Aos 91 anos, pertenço à mais velha das gerações contemporâneas; a gripe espanhola ocorreu doze anos antes de eu nascer. Vivi a Segunda Guerra Mundial; mais tarde acompanhei a revelação dos números dos grandes genocídios perpetrados por alemães, russos, japoneses, que mostraram os extremos limites do mal encarnado no homem. Durante a guerra chocavam as mortes civis de Dresden — 25 mil —, de Hiroshima — 170 mil. Mas guerra mesmo nós tivemos com o Paraguai, em que morreram cerca de 50 mil brasileiros. O número de paraguaios mortos é motivo de controvérsia, mas hoje os historiadores se encaminham para concordar que teriam sido em torno de 250 mil — vítimas de um dos mais tristes personagens da História das Américas, Solano López, que sacrificou todos por sua ambição pessoal.
Diante da Covid a comunidade científica mostrou, no mundo inteiro, união e solidariedade e, num prazo curto, conseguiu caminhos para aliviar o sofrimento da Humanidade. Nunca se conseguiu fazer vacinas contra um vírus novo em tão pouco tempo. A OMS fez um extraordinário trabalho de comunicação da aparição do SARS-CoV-2 e dos cuidados necessários para enfrentar a doença.

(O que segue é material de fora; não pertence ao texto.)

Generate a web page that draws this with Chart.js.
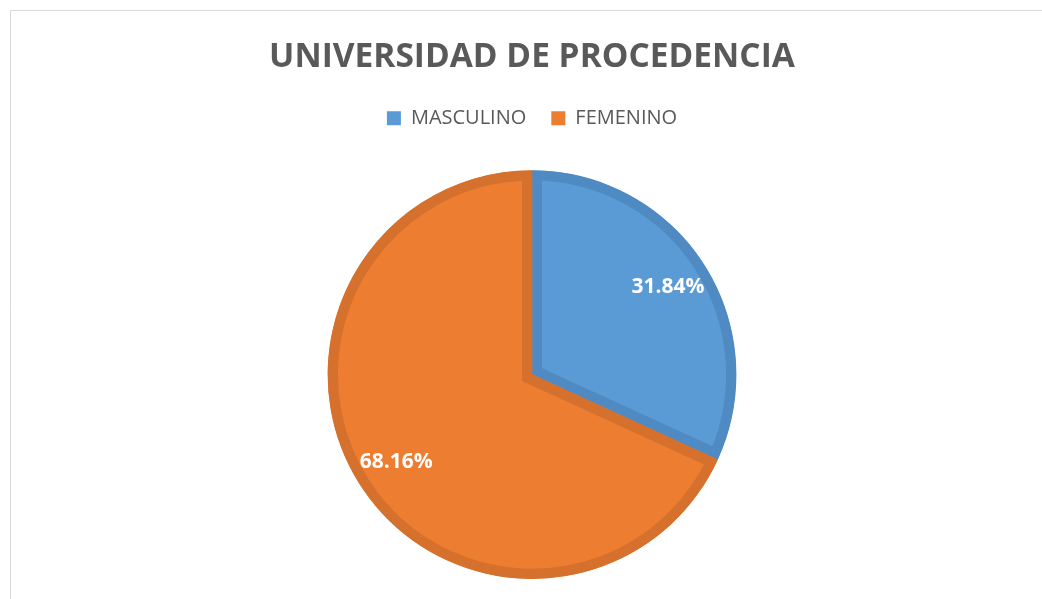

Mas a gravidade da Covid-19 não pode ser minimizada. Já pegaram a doença 150 milhões de pessoas. Já há mais de 3 milhões de mortos.
Isso nos dá uma outra dimensão do problema brasileiro. Temos 1/33 avos da população mundial e 1/7 dos mortos. Não é o problema de ser uma humilhação, é o problema de estarmos agindo errado. Lembremos que além das 400 mil vítimas fatais, quase 15 milhões de pessoas pegaram a doença — muitas delas com sequelas graves —, e um número incalculável — 60, 100 milhões — teve, tivemos, que acompanhar com terror um familiar ou um amigo ficar doente e, vezes demais, falecer.
Um país, tantas vezes invocado como exemplo, é agora o modelo a seguir: os Estados Unidos. Durante nove meses Donald Trump combateu a ciência e os cientistas. Seu país colocou-se na liderança mundial de mortos, atingindo meio milhão. Então Biden assumiu. Colocou o combate nas mãos dos cientistas. Fez regras nacionais de isolamento e uso obrigatório de máscaras. O resultado não podia ser melhor, os números desabaram. Dar todo o poder à ciência é, portanto, a única solução.
Todos nós devemos ter, agora, o mesmo altruísmo que têm médicos e cientistas, que fazem enormes sacrifícios pessoais e passam por riscos tremendos: pensar no próximo, não somente em nós mesmos. Usar máscara, lavar as mãos, evitar aglomeração e qualquer coisa que ajude a disseminação do vírus, que pode se espalhar e infectar outras pessoas, inclusive as mais pobres, que têm menos condições de tratamento e, portanto, correm mais risco de morrer.